EXERCISE BRIEF
Keep every line where the word "Python" appears; drop the rest.
+++ STORED ROWS
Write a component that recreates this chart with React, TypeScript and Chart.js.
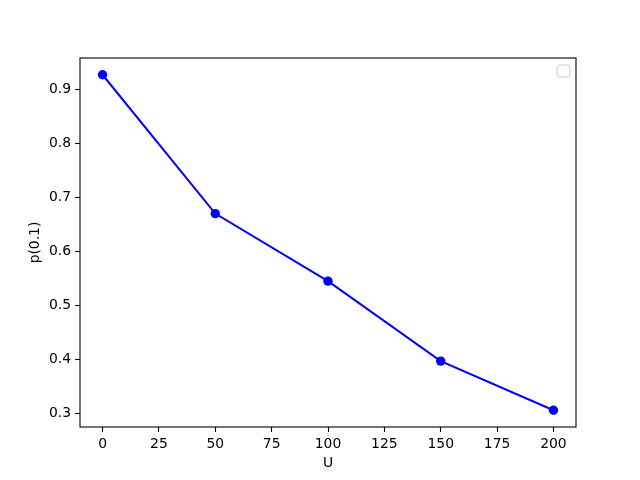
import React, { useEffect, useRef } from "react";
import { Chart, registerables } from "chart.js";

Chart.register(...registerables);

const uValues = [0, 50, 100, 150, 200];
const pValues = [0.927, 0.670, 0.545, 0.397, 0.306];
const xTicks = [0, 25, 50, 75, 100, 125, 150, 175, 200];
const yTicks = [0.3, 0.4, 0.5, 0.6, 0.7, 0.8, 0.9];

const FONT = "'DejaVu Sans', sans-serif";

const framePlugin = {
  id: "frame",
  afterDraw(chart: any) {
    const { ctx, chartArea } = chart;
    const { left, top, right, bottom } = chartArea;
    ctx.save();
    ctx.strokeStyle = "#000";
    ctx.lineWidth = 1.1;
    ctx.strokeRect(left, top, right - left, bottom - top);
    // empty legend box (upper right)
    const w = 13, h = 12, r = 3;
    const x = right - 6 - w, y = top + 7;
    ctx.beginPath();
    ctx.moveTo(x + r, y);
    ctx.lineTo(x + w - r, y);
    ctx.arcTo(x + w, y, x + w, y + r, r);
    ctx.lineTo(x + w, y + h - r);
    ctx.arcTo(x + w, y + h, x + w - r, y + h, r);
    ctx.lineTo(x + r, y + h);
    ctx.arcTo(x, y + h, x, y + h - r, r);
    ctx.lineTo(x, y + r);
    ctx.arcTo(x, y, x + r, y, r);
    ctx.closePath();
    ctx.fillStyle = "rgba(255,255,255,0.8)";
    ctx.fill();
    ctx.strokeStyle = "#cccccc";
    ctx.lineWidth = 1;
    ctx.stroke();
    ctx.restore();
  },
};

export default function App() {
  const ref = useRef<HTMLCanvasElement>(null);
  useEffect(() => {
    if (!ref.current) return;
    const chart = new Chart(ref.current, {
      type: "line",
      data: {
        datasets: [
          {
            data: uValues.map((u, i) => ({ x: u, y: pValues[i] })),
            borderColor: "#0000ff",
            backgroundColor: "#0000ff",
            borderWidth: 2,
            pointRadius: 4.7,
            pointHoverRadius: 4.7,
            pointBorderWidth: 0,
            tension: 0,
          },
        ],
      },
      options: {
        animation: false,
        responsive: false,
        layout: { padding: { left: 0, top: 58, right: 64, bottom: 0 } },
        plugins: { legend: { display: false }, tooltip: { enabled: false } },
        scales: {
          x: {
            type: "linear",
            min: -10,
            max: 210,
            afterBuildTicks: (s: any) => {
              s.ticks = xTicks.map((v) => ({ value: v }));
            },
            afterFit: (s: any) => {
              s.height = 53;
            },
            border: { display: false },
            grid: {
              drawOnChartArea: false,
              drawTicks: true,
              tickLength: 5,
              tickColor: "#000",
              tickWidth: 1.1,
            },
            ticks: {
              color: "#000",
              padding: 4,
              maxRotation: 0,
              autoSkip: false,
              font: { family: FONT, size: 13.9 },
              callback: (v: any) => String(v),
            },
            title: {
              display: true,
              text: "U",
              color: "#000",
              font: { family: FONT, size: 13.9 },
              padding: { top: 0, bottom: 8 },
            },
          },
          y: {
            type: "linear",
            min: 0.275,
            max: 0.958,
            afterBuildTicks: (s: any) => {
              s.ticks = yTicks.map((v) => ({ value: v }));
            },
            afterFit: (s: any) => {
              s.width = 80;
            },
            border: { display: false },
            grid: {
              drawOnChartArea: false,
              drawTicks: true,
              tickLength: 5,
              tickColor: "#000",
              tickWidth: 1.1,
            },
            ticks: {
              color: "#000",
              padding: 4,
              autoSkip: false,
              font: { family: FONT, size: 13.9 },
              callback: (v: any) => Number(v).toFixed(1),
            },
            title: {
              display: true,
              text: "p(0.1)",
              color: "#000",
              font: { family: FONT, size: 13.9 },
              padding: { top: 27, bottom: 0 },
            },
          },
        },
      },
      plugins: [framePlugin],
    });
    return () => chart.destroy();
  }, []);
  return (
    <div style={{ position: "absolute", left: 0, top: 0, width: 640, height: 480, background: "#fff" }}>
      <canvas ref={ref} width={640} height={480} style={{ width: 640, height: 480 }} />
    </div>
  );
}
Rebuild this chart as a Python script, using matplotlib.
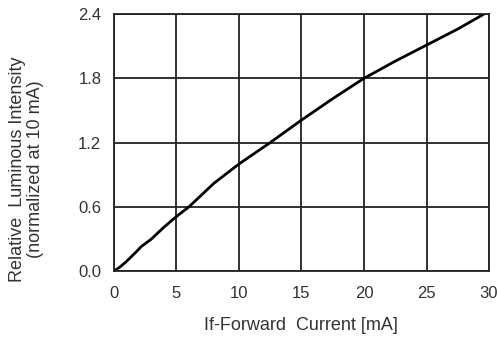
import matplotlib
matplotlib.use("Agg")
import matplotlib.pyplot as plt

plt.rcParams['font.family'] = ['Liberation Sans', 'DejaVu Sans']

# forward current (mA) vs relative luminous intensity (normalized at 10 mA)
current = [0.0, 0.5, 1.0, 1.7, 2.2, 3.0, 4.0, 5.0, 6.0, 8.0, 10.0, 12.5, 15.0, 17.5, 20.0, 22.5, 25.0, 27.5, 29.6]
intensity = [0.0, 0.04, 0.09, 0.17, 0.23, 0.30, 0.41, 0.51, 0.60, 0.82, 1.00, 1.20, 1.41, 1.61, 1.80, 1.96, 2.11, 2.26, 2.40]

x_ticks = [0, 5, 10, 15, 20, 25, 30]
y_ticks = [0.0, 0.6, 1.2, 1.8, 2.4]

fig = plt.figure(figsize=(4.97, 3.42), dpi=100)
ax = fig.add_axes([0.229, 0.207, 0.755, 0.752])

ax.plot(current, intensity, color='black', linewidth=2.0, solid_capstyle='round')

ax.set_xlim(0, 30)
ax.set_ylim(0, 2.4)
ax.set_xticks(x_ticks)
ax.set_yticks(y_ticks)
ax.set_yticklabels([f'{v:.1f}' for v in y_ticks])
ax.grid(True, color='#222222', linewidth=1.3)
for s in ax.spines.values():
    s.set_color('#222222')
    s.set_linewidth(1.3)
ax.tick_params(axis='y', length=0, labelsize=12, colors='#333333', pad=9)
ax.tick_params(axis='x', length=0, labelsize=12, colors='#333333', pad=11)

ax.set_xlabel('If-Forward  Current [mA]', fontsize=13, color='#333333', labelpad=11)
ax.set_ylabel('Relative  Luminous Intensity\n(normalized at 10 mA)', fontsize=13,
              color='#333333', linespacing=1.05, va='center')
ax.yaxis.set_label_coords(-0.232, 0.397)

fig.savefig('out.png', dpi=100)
++++++
+++ STORED ROWS
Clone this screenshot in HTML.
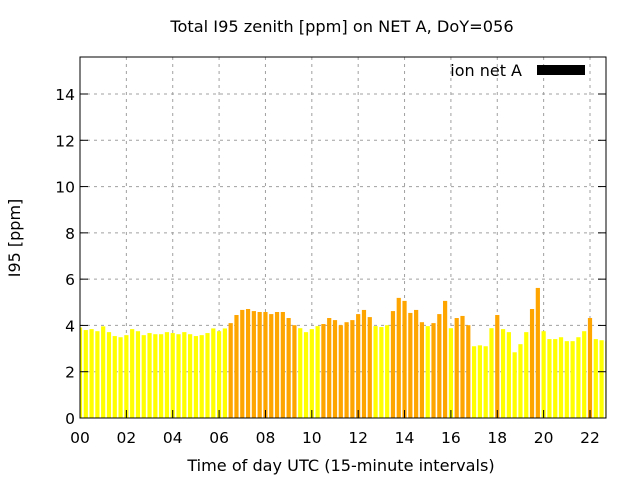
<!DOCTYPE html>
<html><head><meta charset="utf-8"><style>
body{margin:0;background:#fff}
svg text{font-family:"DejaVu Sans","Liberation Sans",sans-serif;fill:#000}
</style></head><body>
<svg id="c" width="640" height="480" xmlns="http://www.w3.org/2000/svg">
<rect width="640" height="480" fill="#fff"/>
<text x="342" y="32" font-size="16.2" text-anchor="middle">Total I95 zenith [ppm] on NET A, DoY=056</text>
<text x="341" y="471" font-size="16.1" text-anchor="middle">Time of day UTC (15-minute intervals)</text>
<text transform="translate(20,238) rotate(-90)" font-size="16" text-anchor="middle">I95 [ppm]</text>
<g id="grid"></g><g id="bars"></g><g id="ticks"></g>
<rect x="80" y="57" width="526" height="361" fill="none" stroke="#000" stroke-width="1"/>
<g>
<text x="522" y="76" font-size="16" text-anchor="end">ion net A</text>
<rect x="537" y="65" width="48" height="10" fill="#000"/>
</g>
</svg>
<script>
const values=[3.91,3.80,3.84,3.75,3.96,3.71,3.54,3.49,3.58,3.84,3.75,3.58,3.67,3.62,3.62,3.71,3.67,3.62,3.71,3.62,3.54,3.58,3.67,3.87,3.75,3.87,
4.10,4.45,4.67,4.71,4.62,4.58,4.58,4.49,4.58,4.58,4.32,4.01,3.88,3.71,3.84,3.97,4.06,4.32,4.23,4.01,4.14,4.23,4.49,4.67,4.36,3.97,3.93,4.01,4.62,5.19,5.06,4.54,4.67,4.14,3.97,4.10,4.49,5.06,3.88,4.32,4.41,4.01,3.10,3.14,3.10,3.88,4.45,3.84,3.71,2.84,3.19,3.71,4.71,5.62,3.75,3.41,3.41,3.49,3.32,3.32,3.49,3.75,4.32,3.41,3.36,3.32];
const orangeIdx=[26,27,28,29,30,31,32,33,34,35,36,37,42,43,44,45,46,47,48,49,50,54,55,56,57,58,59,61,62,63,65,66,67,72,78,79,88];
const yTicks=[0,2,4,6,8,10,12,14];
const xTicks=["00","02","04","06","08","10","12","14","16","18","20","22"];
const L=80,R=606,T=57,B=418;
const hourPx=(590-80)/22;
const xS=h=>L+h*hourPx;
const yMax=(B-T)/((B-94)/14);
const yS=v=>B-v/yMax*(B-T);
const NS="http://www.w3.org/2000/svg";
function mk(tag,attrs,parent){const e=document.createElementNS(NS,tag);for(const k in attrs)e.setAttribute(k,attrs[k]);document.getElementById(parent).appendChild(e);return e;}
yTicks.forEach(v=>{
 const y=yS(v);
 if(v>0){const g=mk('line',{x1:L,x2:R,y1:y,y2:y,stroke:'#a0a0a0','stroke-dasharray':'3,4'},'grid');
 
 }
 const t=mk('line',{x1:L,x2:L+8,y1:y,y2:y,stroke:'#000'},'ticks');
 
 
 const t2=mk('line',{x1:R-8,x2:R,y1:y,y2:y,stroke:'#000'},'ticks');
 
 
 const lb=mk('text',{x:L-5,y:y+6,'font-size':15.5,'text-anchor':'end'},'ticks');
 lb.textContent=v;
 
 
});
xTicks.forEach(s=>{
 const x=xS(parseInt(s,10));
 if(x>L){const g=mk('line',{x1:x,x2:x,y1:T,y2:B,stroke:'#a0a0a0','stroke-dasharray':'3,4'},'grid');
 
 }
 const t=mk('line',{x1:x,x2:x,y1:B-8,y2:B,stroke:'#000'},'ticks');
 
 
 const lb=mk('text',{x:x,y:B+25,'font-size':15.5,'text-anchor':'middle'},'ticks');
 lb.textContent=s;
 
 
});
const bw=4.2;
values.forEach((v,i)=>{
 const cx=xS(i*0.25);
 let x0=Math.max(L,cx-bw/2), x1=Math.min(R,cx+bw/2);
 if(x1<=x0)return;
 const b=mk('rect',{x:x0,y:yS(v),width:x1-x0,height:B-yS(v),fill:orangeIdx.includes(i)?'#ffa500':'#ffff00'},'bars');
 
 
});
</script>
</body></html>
++++++
+++ STORED ROWS
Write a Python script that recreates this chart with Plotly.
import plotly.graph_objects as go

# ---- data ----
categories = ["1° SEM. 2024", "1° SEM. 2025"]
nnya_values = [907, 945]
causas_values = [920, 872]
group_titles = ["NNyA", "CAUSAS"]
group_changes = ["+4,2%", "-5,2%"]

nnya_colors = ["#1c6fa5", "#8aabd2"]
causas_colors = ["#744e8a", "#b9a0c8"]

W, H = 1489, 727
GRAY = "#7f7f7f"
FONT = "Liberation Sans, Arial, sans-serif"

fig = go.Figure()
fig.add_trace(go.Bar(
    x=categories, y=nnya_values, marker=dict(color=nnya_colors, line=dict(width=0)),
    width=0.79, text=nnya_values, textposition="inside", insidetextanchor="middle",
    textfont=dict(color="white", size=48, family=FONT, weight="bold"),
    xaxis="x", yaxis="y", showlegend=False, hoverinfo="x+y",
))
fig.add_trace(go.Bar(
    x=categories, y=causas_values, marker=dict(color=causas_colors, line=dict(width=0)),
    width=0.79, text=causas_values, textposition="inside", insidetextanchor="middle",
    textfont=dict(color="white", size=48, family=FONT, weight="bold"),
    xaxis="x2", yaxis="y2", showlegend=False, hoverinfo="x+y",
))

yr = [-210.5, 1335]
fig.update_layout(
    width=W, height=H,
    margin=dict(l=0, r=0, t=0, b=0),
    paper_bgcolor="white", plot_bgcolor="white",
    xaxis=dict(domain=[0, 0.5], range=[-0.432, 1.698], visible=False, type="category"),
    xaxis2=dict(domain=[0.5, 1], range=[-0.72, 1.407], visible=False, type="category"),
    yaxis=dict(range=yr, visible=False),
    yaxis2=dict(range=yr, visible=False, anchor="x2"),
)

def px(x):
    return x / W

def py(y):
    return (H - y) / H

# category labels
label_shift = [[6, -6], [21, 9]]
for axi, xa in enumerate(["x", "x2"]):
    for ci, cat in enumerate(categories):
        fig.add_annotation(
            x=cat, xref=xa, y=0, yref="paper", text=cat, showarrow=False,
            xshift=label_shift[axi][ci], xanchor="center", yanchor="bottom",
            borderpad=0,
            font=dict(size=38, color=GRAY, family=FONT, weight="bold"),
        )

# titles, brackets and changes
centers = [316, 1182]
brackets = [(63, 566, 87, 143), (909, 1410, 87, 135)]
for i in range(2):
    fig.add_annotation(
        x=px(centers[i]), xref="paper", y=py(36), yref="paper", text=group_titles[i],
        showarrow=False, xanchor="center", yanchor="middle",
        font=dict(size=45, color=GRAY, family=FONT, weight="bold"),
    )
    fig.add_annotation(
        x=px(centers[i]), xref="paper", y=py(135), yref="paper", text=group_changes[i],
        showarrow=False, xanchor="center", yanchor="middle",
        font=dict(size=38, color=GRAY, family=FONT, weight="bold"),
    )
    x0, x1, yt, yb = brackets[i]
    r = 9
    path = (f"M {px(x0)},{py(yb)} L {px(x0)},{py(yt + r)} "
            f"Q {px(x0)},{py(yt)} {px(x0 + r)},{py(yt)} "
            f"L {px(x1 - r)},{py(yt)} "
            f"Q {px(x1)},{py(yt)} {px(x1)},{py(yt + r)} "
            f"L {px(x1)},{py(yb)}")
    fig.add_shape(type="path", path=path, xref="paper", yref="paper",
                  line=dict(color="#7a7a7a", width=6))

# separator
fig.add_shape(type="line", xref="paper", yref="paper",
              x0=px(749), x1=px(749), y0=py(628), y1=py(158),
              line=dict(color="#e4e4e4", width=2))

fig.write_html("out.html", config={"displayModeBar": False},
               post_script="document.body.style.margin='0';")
++++++
FULL SOLUTION
Rebuild this chart as a Python script, using matplotlib.
Write a Python script that recreates this chart with Plotly.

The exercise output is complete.